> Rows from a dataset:
★ ★ ★ ★

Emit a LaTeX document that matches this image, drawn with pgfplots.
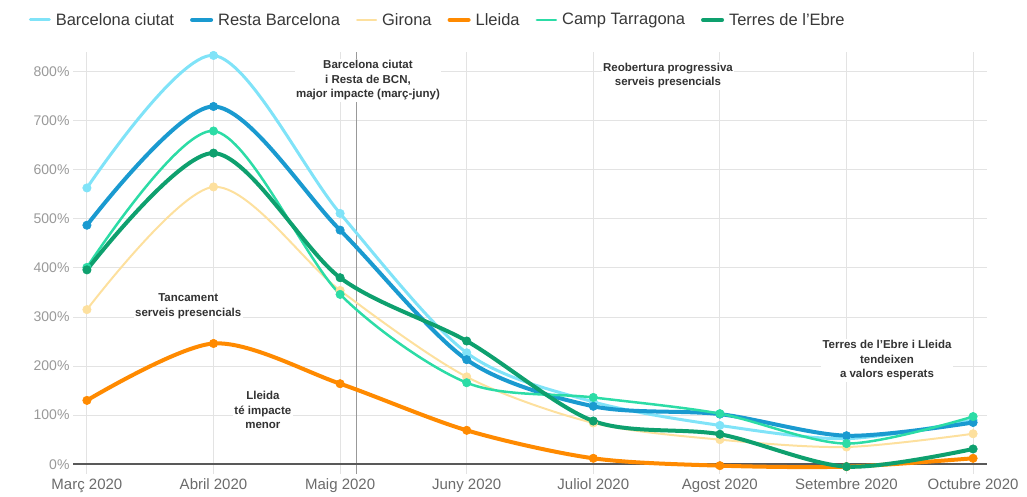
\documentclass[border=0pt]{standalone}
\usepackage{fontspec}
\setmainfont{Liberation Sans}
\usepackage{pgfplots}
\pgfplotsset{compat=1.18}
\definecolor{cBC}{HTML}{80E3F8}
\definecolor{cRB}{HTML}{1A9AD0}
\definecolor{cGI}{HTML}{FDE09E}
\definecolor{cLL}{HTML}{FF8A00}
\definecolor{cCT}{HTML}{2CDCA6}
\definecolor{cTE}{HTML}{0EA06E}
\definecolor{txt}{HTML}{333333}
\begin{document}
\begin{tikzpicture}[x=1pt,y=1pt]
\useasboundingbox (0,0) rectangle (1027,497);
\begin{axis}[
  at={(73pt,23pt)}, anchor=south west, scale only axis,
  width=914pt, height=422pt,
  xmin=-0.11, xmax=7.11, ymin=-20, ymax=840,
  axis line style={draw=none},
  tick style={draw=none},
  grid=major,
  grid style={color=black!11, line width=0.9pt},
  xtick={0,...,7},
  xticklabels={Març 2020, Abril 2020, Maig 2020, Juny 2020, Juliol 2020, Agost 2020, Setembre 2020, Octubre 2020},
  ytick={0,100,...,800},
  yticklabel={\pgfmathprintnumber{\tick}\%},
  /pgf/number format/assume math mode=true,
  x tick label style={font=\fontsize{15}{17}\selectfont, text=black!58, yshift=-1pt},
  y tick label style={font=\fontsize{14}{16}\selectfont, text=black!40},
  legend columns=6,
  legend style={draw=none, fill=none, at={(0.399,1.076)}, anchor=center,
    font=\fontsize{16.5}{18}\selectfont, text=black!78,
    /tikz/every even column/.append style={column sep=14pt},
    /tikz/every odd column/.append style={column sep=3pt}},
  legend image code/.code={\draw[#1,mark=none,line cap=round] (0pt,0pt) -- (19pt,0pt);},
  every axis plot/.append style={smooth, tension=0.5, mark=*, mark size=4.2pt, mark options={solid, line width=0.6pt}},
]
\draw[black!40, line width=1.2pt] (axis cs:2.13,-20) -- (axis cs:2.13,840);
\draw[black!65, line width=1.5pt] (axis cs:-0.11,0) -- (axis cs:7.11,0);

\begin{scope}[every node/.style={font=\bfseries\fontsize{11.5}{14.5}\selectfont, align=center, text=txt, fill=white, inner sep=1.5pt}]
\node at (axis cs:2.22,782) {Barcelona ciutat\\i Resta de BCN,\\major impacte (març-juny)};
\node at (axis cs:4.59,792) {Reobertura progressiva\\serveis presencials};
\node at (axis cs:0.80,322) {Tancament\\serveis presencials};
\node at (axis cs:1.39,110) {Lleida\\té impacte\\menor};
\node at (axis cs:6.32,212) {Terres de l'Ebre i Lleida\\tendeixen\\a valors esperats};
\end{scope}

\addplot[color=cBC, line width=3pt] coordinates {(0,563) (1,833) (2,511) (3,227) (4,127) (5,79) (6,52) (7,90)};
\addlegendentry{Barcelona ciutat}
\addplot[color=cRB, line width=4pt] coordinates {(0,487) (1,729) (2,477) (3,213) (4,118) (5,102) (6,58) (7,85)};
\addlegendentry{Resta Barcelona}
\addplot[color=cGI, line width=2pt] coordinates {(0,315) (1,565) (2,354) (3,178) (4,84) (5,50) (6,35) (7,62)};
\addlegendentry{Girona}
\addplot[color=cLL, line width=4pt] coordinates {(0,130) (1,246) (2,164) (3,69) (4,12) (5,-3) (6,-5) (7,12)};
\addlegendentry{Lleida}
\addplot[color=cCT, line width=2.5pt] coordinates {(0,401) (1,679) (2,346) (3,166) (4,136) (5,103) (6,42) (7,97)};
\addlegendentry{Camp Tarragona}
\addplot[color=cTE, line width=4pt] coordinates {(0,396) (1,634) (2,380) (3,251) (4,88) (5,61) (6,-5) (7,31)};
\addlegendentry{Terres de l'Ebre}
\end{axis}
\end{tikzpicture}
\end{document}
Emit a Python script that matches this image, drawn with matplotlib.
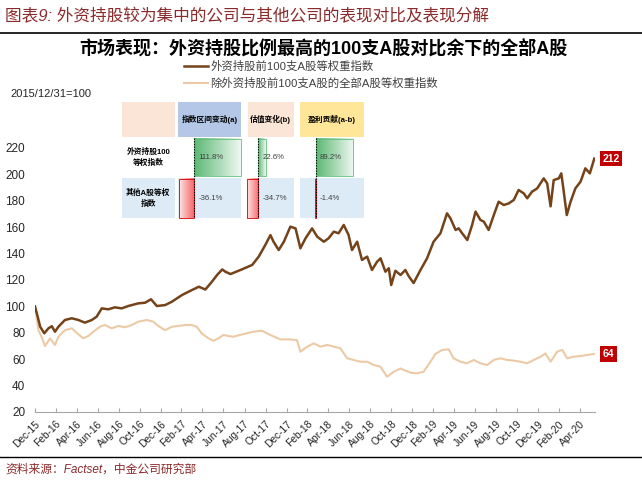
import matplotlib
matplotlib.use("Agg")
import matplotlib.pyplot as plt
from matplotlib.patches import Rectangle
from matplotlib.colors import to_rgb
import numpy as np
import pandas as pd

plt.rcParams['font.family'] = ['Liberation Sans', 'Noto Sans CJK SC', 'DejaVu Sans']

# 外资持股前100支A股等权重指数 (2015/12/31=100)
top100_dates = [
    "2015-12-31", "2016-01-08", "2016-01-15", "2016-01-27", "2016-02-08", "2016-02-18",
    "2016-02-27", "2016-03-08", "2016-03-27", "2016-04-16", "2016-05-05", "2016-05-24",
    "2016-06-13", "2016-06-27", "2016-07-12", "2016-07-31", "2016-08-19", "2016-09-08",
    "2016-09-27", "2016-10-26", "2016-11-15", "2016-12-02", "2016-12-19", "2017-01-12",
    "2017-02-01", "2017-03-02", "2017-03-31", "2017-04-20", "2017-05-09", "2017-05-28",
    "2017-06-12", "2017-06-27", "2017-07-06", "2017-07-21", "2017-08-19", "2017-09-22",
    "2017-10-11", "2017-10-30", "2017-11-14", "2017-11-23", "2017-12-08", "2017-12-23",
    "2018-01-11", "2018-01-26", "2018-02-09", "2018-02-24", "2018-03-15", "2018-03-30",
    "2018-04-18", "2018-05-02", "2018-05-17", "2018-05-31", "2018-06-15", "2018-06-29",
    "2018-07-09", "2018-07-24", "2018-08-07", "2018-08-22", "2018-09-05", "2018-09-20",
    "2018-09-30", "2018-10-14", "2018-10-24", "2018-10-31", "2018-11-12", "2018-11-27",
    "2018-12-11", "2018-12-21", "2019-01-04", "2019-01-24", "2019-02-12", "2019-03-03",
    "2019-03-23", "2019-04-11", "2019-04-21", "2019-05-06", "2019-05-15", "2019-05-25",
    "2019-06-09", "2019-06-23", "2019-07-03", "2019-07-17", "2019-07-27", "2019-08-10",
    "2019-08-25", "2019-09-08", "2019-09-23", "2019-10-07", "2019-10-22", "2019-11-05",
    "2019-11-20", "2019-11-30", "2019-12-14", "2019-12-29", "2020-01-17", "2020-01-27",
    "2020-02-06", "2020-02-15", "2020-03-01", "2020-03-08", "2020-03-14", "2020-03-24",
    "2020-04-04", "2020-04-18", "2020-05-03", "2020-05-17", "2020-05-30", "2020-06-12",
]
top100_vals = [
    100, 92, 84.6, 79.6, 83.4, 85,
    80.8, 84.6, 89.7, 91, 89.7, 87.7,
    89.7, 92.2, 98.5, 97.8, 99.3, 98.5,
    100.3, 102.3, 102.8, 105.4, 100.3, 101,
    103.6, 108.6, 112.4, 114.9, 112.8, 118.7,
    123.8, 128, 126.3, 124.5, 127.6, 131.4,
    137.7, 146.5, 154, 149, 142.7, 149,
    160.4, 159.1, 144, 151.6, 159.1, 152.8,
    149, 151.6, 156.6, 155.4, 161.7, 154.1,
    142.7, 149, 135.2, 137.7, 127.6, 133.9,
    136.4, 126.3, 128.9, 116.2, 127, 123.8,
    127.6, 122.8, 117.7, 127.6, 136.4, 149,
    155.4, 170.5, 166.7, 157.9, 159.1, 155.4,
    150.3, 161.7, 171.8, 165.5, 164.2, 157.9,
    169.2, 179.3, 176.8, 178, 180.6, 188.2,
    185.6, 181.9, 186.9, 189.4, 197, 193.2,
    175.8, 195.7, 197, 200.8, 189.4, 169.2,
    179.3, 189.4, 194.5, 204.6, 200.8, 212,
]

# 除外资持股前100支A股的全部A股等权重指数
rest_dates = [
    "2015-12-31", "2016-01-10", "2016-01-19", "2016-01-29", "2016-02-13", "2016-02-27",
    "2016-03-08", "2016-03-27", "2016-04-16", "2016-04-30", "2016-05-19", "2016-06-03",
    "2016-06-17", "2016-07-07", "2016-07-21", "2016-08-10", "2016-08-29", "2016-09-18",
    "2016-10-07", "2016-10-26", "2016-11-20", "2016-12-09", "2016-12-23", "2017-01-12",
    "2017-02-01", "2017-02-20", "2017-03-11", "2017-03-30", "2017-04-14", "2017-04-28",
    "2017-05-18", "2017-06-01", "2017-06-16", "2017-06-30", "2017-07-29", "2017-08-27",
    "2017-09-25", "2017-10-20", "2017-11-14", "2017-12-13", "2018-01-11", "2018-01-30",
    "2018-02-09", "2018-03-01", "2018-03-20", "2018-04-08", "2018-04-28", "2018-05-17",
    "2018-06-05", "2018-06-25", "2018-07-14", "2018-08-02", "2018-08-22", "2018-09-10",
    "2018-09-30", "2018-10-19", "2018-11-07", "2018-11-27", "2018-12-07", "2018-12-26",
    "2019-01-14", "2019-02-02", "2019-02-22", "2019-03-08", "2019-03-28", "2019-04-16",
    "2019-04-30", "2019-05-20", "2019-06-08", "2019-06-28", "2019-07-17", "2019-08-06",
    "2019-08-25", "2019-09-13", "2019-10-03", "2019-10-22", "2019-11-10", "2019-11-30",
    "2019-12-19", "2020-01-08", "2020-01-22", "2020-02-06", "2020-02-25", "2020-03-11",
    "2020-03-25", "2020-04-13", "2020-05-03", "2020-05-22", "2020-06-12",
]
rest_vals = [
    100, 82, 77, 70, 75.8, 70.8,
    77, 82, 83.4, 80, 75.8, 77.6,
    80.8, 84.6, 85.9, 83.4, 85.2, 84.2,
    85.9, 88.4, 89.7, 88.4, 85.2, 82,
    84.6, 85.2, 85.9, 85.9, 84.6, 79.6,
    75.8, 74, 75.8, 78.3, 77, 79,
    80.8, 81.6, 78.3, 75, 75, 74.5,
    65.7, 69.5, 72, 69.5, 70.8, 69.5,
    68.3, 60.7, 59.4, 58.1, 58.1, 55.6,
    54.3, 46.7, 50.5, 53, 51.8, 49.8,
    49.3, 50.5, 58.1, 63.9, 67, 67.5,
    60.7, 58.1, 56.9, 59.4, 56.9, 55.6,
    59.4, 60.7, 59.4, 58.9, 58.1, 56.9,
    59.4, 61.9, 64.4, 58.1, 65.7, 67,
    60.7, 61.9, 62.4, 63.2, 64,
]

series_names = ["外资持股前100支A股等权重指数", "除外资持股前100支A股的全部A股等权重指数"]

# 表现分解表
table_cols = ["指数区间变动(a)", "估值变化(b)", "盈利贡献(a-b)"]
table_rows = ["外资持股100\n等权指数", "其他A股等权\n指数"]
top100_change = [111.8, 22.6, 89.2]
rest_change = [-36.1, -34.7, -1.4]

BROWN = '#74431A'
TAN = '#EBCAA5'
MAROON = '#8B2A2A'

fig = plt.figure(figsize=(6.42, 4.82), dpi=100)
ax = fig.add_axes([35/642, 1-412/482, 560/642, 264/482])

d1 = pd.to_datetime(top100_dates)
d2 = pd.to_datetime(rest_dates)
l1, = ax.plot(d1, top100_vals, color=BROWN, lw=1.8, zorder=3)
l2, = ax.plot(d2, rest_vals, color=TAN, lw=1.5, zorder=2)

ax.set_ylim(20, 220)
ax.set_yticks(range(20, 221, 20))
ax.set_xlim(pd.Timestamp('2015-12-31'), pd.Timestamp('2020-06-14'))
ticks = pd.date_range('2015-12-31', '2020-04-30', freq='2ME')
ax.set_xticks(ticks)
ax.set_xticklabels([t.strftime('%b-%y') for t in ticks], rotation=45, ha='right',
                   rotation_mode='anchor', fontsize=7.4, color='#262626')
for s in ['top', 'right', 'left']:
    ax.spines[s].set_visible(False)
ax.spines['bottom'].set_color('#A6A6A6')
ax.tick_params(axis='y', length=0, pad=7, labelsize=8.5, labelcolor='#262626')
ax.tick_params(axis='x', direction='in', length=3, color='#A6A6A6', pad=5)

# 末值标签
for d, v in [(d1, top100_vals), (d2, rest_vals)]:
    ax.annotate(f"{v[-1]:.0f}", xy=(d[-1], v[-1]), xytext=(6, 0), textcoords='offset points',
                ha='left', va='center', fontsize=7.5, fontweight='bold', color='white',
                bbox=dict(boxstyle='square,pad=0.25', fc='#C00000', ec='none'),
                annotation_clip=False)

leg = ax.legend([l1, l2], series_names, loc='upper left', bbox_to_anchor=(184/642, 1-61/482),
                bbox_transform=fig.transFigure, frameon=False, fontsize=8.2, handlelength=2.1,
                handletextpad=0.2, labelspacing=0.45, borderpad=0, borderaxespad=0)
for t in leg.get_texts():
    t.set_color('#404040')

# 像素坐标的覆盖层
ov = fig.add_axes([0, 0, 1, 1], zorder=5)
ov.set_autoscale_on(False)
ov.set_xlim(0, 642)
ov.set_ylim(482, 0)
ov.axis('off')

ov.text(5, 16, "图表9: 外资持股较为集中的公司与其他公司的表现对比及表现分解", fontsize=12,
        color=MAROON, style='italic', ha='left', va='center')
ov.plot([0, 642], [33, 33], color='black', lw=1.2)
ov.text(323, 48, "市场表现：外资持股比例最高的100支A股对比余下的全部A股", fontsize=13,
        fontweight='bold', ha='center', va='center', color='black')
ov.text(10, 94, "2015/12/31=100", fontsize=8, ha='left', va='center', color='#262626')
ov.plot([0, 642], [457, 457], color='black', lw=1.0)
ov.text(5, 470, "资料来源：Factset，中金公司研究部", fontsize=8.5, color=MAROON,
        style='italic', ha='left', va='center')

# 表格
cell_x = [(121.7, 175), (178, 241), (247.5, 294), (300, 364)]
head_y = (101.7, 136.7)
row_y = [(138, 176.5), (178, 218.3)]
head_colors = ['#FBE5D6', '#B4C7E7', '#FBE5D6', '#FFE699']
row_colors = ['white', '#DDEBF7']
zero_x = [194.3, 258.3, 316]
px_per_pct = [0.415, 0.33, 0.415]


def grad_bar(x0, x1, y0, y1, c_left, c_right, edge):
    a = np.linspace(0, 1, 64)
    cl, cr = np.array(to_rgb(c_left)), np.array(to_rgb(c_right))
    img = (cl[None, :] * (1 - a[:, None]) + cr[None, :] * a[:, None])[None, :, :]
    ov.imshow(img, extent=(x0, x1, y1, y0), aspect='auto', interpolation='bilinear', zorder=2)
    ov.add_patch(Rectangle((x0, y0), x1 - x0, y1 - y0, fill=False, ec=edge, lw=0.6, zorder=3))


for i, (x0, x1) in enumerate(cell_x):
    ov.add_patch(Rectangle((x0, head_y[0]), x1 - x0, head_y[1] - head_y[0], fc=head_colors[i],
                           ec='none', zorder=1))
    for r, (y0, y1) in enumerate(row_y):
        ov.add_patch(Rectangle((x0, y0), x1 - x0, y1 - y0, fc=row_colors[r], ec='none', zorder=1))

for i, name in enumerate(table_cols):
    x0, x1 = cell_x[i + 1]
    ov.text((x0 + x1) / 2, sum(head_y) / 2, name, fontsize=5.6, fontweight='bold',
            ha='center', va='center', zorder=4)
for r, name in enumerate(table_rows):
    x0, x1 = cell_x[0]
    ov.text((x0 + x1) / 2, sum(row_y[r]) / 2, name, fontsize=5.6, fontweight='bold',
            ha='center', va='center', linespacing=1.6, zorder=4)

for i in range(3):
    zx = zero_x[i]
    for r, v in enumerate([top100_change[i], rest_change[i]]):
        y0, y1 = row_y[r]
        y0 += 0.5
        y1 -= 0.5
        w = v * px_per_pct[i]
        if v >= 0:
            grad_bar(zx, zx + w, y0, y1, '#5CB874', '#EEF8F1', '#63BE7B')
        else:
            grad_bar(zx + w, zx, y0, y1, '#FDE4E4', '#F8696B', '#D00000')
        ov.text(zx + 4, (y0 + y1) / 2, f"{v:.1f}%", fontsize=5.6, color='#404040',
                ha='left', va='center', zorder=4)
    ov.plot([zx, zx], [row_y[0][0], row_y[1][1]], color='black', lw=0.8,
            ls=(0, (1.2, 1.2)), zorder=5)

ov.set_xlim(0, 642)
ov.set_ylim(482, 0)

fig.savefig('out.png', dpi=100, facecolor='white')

★ ★ ★ ★

> Your task: Word for word, restate the lines beginning with the one that has "Emit a Python" and ending with the one that has "plt.rcParams['font.family'] = ['Liberation". Keep both ends and skip any pictures.

> Solution to the exercise:
Emit a Python script that matches this image, drawn with matplotlib.
import matplotlib
matplotlib.use("Agg")
import matplotlib.pyplot as plt
from matplotlib.patches import Rectangle
from matplotlib.colors import to_rgb
import numpy as np
import pandas as pd

plt.rcParams['font.family'] = ['Liberation Sans', 'Noto Sans CJK SC', 'DejaVu Sans']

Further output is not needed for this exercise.